You and he saw each other for about three months and had a good time, but feelings developing "quickly and strongly" and never arguing, didn't translate into specific long-term plans being made.

It also sounds like possibly once he figured out that you were beginning to cherish hopes for the long term, he felt he should tell you he intends to move away after school ends. Maybe he should have mentioned it sooner, but maybe he was enjoying things, too. I give him credit for not stringing you along  (by implying he was going to stay in your town after graduation) for the whole 21 months.

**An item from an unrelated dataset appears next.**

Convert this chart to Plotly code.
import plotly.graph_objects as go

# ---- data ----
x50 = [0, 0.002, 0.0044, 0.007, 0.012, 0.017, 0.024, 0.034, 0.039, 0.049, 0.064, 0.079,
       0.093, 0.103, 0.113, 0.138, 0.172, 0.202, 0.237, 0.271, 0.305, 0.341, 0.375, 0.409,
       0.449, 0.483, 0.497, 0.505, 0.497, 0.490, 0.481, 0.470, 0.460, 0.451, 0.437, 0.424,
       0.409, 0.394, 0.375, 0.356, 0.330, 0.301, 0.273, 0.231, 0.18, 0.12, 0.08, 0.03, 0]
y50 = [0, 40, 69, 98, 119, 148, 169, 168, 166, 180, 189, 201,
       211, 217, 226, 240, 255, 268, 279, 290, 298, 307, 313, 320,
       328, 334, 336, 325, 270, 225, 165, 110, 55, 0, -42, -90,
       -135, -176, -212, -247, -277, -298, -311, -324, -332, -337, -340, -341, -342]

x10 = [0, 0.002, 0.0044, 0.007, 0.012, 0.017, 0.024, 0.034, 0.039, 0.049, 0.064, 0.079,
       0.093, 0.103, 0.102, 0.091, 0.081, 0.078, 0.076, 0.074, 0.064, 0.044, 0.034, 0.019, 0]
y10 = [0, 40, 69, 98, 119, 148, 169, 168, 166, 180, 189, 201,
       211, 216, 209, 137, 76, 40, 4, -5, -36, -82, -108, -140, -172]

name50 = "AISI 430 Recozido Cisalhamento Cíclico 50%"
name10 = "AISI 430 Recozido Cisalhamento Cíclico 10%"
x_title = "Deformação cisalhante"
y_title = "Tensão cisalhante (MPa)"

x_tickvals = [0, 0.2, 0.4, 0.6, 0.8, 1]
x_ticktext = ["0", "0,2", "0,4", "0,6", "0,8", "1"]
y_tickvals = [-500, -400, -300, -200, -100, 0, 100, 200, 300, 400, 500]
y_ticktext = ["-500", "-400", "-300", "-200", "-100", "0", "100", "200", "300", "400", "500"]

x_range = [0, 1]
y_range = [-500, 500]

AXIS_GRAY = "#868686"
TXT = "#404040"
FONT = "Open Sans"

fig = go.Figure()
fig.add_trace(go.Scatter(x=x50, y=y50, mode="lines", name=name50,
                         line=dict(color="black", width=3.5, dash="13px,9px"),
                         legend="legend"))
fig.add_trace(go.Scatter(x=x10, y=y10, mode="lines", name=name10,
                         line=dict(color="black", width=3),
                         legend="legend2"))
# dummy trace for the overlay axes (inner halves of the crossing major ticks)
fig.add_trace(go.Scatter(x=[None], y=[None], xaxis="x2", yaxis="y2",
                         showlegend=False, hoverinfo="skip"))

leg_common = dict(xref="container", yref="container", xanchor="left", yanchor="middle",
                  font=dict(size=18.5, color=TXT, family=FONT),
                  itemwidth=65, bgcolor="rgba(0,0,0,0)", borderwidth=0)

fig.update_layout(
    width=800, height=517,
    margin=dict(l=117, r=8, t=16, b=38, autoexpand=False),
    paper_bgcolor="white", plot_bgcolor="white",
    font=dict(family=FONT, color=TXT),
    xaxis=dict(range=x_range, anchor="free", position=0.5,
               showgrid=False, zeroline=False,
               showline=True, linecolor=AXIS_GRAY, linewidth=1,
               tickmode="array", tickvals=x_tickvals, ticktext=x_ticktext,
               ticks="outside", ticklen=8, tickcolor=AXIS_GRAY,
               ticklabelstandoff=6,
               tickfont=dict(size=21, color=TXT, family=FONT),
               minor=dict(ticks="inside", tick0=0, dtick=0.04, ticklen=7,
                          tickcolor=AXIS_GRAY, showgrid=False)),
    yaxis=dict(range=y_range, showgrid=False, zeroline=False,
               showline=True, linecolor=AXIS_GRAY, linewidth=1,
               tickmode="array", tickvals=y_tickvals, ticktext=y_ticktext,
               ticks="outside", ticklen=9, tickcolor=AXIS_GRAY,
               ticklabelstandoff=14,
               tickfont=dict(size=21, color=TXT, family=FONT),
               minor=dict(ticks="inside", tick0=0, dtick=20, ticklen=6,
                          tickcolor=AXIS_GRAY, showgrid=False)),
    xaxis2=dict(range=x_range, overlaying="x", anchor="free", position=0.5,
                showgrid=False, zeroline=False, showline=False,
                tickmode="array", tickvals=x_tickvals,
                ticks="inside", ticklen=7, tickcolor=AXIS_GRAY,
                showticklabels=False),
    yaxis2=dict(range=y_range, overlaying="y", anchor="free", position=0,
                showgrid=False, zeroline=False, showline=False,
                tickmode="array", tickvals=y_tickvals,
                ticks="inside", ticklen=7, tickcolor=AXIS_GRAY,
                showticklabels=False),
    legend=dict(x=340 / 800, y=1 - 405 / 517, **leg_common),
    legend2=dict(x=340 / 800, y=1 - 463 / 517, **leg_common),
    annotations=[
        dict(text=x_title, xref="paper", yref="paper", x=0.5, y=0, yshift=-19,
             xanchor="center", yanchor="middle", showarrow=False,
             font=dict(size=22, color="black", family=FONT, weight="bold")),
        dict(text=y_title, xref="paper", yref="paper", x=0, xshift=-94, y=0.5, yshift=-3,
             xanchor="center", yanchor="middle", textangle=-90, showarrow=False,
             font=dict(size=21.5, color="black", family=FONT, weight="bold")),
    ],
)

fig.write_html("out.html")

Anyway, learning his plans to move shocked and hurt you. At this point, he probably felt bad that things were ending with you feeling hurt and dumped, so he asked to stay friendly. (This was probably to reassure himself that he hadn't hurt you). You turned this down, which (after the fun three months) probably felt to him like a slap in the face. Then you reached out only a few days, but he took this coolly.

The enjoyable three months didn't change his intention of leaving once he has his master's degree. Given that he didn't upend his career plans to stay with you at all costs -- accept it, he is leaving in 18 months. Don't waste time thinking that somehow if you only understood why he is behaving coolly, you can get back to the fun you were having in the past three months. It sounds like that ship has sailed unless you only want to have casual fun for the next year and a half and then say goodbye.
Helpful - 0
1 Comments
I guess I'm saying, he was being honest and you acted so hurt that you didn't want to be friends any more. Maybe he took that as punishment for being honest. He's probably hurt or annoyed.

In any case, it does sound like you won't be able to go anywhere with the relationship, since it has no long-term future and you don't sound like you are interested in a relationship with only a short-term future.
207091 tn?1337709493
Maybe this is his way of protecting himself - he gets mad instead of hurt.

Maybe this is his way of processing hurt - he lashes out.

Some people don't handle what they perceive as rejection well, or handle disappointment well.

Likely, you won't ever know, and it seems like that's okay. He is showing you a part of himself that you need to pay attention to in case he ever contacts you again. Until this happened, it was all sunshine and rainbows, so you didn't see this side of him.

Now you have, and it's a huge red flag. He's showing you who he is. Believe it.